I woke, and upon opening my eyes I briefly saw you sitting there, watching me. Your brunette hair a quickly fading memory.
She had asked why I chose you, and I stated that you were different than you were before. You were willing to get personal, involved in others lives now, as though you genuinely cared for them and what they were going through. She seemed perplexed by it all and was surprised when I told her that I had known you before.
All in all, what seemed to be a closeness was only superficial … still. Even though I gave of myself and it appeared as though you accepted, the connection was not solid, more like a fragmented dream ~ of course, it was.
I wipe the cookie crumbs from the desk, last nights midnight snack. Relieved, I rest in knowing today is a week day, and I get to go to work. Tasks await to take my mind off all of this.
I ponder the day when retirement comes and wonder what I will fill my days with. I must develop hobbies, and so I practice in my spare time to get good at some things, ie: soil tending for proper growth of herbs, making of medicines and balms, lotions and salves, deodorants and tooth pastes. What else? Perhaps painting, and writing, drawing and tiling. Tiling … now that could be fun, creating mosaics of beauty wherever I can.
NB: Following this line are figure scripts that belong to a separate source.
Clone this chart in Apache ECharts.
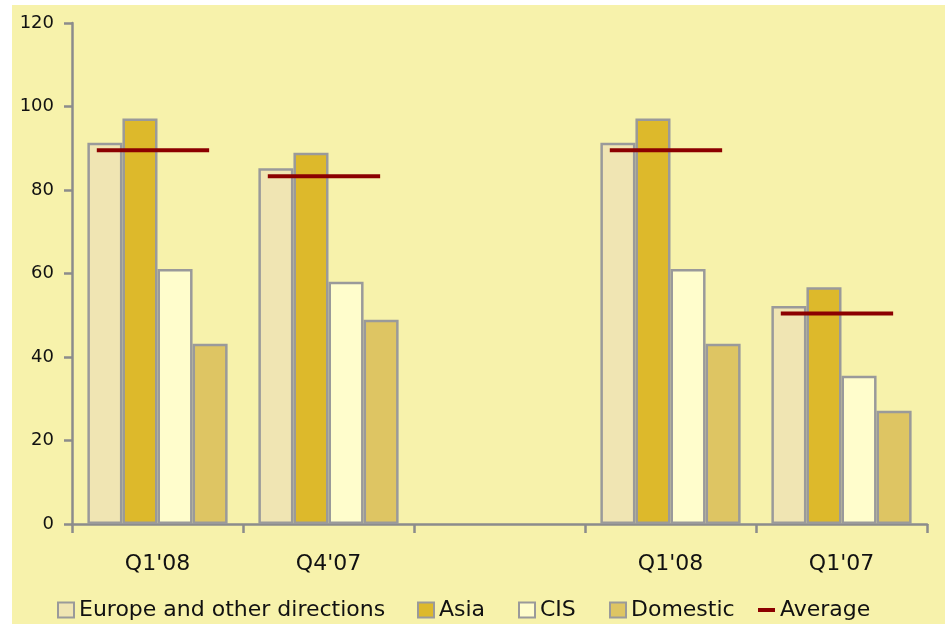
<!DOCTYPE html>
<html>
<head>
<meta charset="utf-8">
<script src="https://cdn.jsdelivr.net/npm/echarts@6/dist/echarts.min.js"></script>
<style>
  html, body { margin: 0; padding: 0; background: #ffffff; }
  #chart { width: 945px; height: 624px; }
</style>
</head>
<body>
<div id="chart"></div>
<script>
// Quarter labels (the middle slot is left blank as a spacer)
const categories = ["Q1'08", "Q4'07", "", "Q1'08", "Q1'07"];

// Values per direction
const europe   = [91.3, 85.2, null, 91.3, 52.2];
const asia     = [97.1, 88.9, null, 97.1, 56.7];
const cis      = [61.1, 58.0, null, 61.1, 35.5];
const domestic = [43.2, 48.9, null, 43.2, 27.1];
const average  = [89.5, 83.3, null, 89.5, 50.4];

// Value axis ticks
const yMin = 0, yMax = 120, yStep = 20;

const FONT = 'DejaVu Sans';
const BORDER = '#9a9a9a';

function barSeries(name, data, color) {
  return {
    name: name,
    type: 'bar',
    data: data.map(v => (v == null ? '-' : v)),
    barGap: '0%',
    barCategoryGap: '18%',
    itemStyle: { color: color, borderColor: BORDER, borderWidth: 2.5 },
    emphasis: { disabled: true }
  };
}

const avgData = average
  .map((v, i) => [i, v])
  .filter(d => d[1] != null);

const chart = echarts.init(document.getElementById('chart'), null, { renderer: 'canvas' });

const legendItem = (name, left, extra) => Object.assign({
  show: true,
  left: left,
  top: 599,
  padding: 0,
  itemWidth: 16,
  itemHeight: 15,
  itemGap: 7,
  icon: 'rect',
  selectedMode: false,
  textStyle: { fontFamily: FONT, fontSize: 22, color: '#111111' },
  data: [name]
}, extra || {});

chart.setOption({
  animation: false,
  backgroundColor: '#ffffff',
  graphic: [{
    type: 'rect',
    left: 12,
    top: 5,
    z: -10,
    shape: { width: 933, height: 619 },
    style: { fill: '#F7F2AB' },
    silent: true
  }],
  grid: { left: 72, right: 18, top: 23, bottom: 100, containLabel: false },
  legend: [
    legendItem('Europe and other directions', 57),
    legendItem('Asia', 417),
    legendItem('CIS', 518),
    legendItem('Domestic', 609),
    legendItem('Average', 758, {
      itemWidth: 17,
      data: [{ name: 'Average', icon: 'path://M0,0H17V4H0Z', itemStyle: { color: '#8B0000', borderWidth: 0 } }]
    })
  ],
  xAxis: {
    type: 'category',
    data: categories,
    boundaryGap: true,
    axisLine: { show: true, lineStyle: { color: '#8c8c8c', width: 2.5 } },
    axisTick: { show: true, alignWithLabel: false, length: 9, lineStyle: { color: '#8c8c8c', width: 2.5 } },
    axisLabel: { fontFamily: FONT, fontSize: 22, color: '#111111', margin: 29 },
    splitLine: { show: false }
  },
  yAxis: {
    type: 'value',
    min: yMin,
    max: yMax,
    interval: yStep,
    axisLine: { show: true, lineStyle: { color: '#8c8c8c', width: 2.5 } },
    axisTick: { show: true, length: 8, lineStyle: { color: '#8c8c8c', width: 2.5 } },
    axisLabel: { fontFamily: FONT, fontSize: 18, color: '#111111', margin: 18, padding: [6, 0, 0, 0] },
    splitLine: { show: false }
  },
  series: [
    barSeries('Europe and other directions', europe, '#F0E5B3'),
    barSeries('Asia', asia, '#DDB92B'),
    barSeries('CIS', cis, '#FFFDCC'),
    barSeries('Domestic', domestic, '#DEC563'),
    {
      name: 'Average',
      type: 'custom',
      data: avgData,
      encode: { x: 0, y: 1 },
      itemStyle: { color: '#8B0000' },
      z: 5,
      renderItem: function (params, api) {
        const p = api.coord([api.value(0), api.value(1)]);
        const bw = api.size([1, 0])[0];
        return {
          type: 'line',
          shape: { x1: p[0] - 0.355 * bw, y1: p[1], x2: p[0] + 0.302 * bw, y2: p[1] },
          style: { stroke: '#8B0000', lineWidth: 4 }
        };
      }
    }
  ]
});
</script>
</body>
</html>
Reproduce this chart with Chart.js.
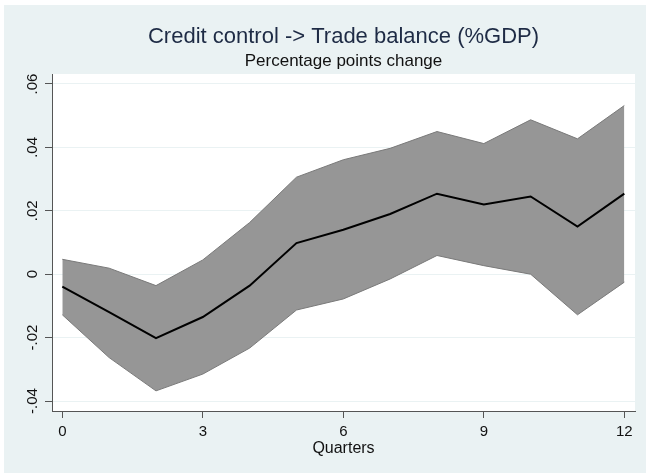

For now though, I’ll settle for a shower, a taking out of the trash, a packing of lunch, and a job to do. Today is payday. I will be able to pay these bills for one more month, buy medicines which I have not yet learned to replace, and food for the pups along with their toys of course … little surprises that bring such happiness as I watch them run back and forth squeaking their joy into the house.
Briefly I allow my mind to touch on the memory of the watcher, the one who sees me while I sleep. Who is he?